The one-room schoolhouse is the stuff of legend in modern-day North America, and in an era when 4,000-student high schools are not uncommon, it’s easy to forget that one-room schools still exist. In “Lessons to be Learned from a One-Room Schoolhouse” from CBS News, we hear about how in some towns across the country, education is still flourishing the old-fashioned way. Challenges are great for these teachers, who must also act as guidance counselor, principal, and just about every other position staffed at a typical school. The rewards are great, however, and many of the parents featured in this story choose to send their children to these tiny schools despite having the option of larger local schools.
I also highly recommend the French documentary “Etre et Avoir (To Have and To Be)”, a film about a teacher in a one-room school in rural France who is in his final year of a decades-long teaching career. Good luck not bawling your way through it. That film is as sweet and heartwarming as it gets.

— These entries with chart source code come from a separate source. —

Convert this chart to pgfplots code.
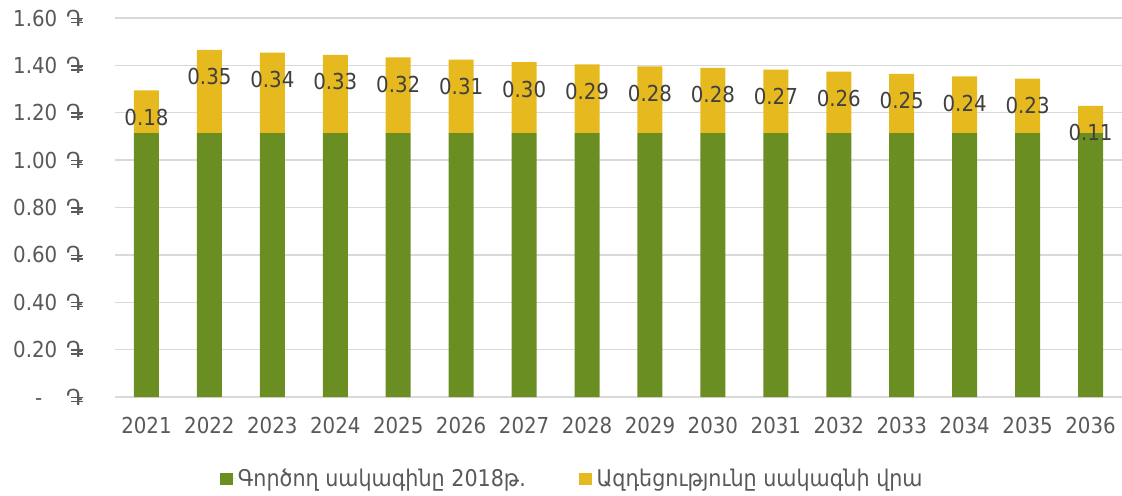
\documentclass[border=0pt]{standalone}
\usepackage{fontspec}
\setmainfont{DejaVu Sans Condensed}
\newfontfamily\dramfont{DejaVu Sans}
% Armenian dram sign (no installed family has U+058F): letter Da with two bars
\newcommand{\dr}{{\dramfont\setbox0\hbox{Դ}\rlap{Դ}\rlap{\hspace{0.30\wd0}\rule[0.13em]{0.72\wd0}{0.07em}}\rlap{\hspace{0.30\wd0}\rule[0.31em]{0.72\wd0}{0.07em}}\hbox to \wd0{}}}
\usepackage{pgfplots}
\usepackage{pgfplotstable}
\pgfplotsset{compat=1.18}
\definecolor{grn}{HTML}{6B8E23}
\definecolor{ylw}{HTML}{E6B91E}
\definecolor{gridc}{HTML}{D9D9D9}
\definecolor{tickc}{HTML}{595959}
\definecolor{lblc}{HTML}{404040}
\pgfplotstableread{
x base add tot lab
0  1.114 0.180 1.294 0.18
1  1.114 0.351 1.465 0.35
2  1.114 0.340 1.454 0.34
3  1.114 0.330 1.444 0.33
4  1.114 0.320 1.434 0.32
5  1.114 0.310 1.424 0.31
6  1.114 0.300 1.414 0.30
7  1.114 0.290 1.404 0.29
8  1.114 0.282 1.396 0.28
9  1.114 0.275 1.389 0.28
10 1.114 0.268 1.382 0.27
11 1.114 0.260 1.374 0.26
12 1.114 0.250 1.364 0.25
13 1.114 0.240 1.354 0.24
14 1.114 0.230 1.344 0.23
15 1.114 0.115 1.229 0.11
}\datatable
\begin{document}
\begin{tikzpicture}
\begin{axis}[name=ax, at={(0,0)}, anchor=south west,
  scale only axis, width=1007pt, height=379pt,
  ybar stacked, bar width=25pt,
  xmin=-0.5, xmax=15.5, ymin=0, ymax=1.6,
  xtick={0,...,15},
  xticklabels={2021,2022,2023,2024,2025,2026,2027,2028,2029,2030,2031,2032,2033,2034,2035,2036},
  ytick={0,0.2,0.4,0.6,0.8,1.0,1.2,1.4,1.6},
  yticklabels={{-\hspace{15pt}\hspace{9pt}\dr},{0.20\hspace{9pt}\dr},{0.40\hspace{9pt}\dr},{0.60\hspace{9pt}\dr},{0.80\hspace{9pt}\dr},{1.00\hspace{9pt}\dr},{1.20\hspace{9pt}\dr},{1.40\hspace{9pt}\dr},{1.60\hspace{9pt}\dr}},
  ymajorgrids, grid style={draw=gridc, line width=1.3pt},
  major tick length=0pt,
  axis line style={draw=none},
  tick label style={font=\fontsize{22}{26}\selectfont, text=tickc},
  yticklabel style={inner sep=0pt, anchor=east, xshift=-32pt},
  xticklabel style={inner sep=0pt, anchor=north, yshift=-20pt},
  legend style={draw=none, fill=none, inner sep=0pt, at={(0.1043,-0.216)}, anchor=west,
    font=\fontsize{23}{27}\selectfont, text=tickc,
    /tikz/every even column/.append style={column sep=51pt}},
  legend columns=2,
  legend image code/.code={\path (0pt,0pt) -- (15.6pt,0pt);\fill[#1] (0pt,-6.3pt) rectangle (12.6pt,6.3pt);},
]
\addplot+[draw=none, fill=grn] table[x=x, y=base] {\datatable};
\addlegendentry{Գործող սակագինը 2018թ.}
\addplot+[draw=none, fill=ylw] table[x=x, y=add] {\datatable};
\addlegendentry{Ազդեցությունը սակագնի վրա}
\end{axis}
\begin{axis}[at={(0,0)}, anchor=south west,
  scale only axis, width=1007pt, height=379pt,
  xmin=-0.5, xmax=15.5, ymin=0, ymax=1.6,
  hide axis,
  every node near coord/.append style={font=\fontsize{22}{26}\selectfont, text=lblc, anchor=center, yshift=-27pt},
]
\addplot[draw=none, mark=none, nodes near coords, point meta=explicit symbolic] table[x=x, y=tot, meta=lab] {\datatable};
\end{axis}
\pgfresetboundingbox
\path[use as bounding box] ([shift={(-115pt,-98pt)}]ax.south west) rectangle ([shift={(0pt,18pt)}]ax.north east);
\end{tikzpicture}
\end{document}
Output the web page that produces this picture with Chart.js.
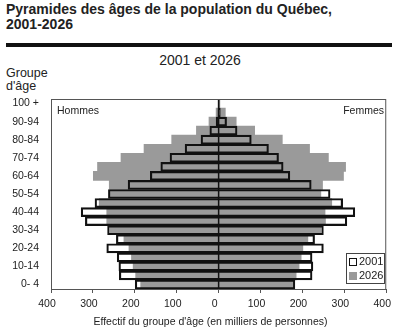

Here are some charming photos of schoolhouses of yesteryear, courtesy of the Kansas One Room Schoolhouse Project. Easily my favorite is the sod construction of the District 15 School in Thomas Country, shown above. That was probably an excellent idea until a prairie twister or the big bad wolf rolled through.
Finland gets a lot of attention from education scholars in the US, mostly because Finish schools are generally excellent and American schools are generally. . . not excellent. This article from last week’s Salt Lake Tribune details a recent trip by a group of Utah teachers and BYU faculty to Finland. These educators were interested to see first-hand just what makes Finish schools so successful. While many Americans agree that students could benefit from greater teacher training and compensation like their Finish counterparts, Finland’s distinct lack of emphasis on standardized testing lies in sharp contrast to the accountability policies of No Child Left Behind. This article gives an excellent summary of just how different these two education systems are.
In “The Trouble with Bright Girls”, social psychologist Heidi Grant Halvorson discusses research suggesting that even from a young age, academically successful boys and girls meet intellectual challenges in very different ways, and the boys have a leg up. Research conducted on 5th graders finds that if girls come up against new and difficult material, they are likely to believe they can’t accomplish a task and therefore give up. Boys, however, tend to see new material as an exciting challenge and dive in.
Researchers hypothesize this dynamic results from the different types of feedback that girls and boys receive regarding their schoolwork. Girls, who can more easily apply themselves, develop the belief that intelligence is a trait that one either has or doesn’t. Boys, being the balls of energy that they are, often hear parents and teachers say that they can succeed so long as they pay attention and apply themselves. That is, their effort is what leads to academic success.
“The net result: When learning something new is truly difficult, girls take it as sign that they aren’t ‘good’ and ‘smart’, and boys take it as a sign to pay attention and try harder.”
Halvorson points out that when girls’ uncertainty in their problem-solving abilities transitions into adulthood, that uncertainty can have as big an impact on their careers as any external factors. You can learn more about this research in the link above or Halverson’s book Succeed: How We Can Reach Our Goals.
For 44 years, Julie Bragg has been throwing kids in pools for a living. The resident of Macon, GA teaches kids how to swim in her backyard pool using a no-nonsense style that has made her something of a local celebrity. The article and accompanying video “Macon Woman a Teacher of Swimming, and More, to Generations” describes her tough love approach to instructing her students in the pastime she loves and how former students adore her so much that they send their own children to her now. I should stop by and get some pointers on my backstroke before summer’s end.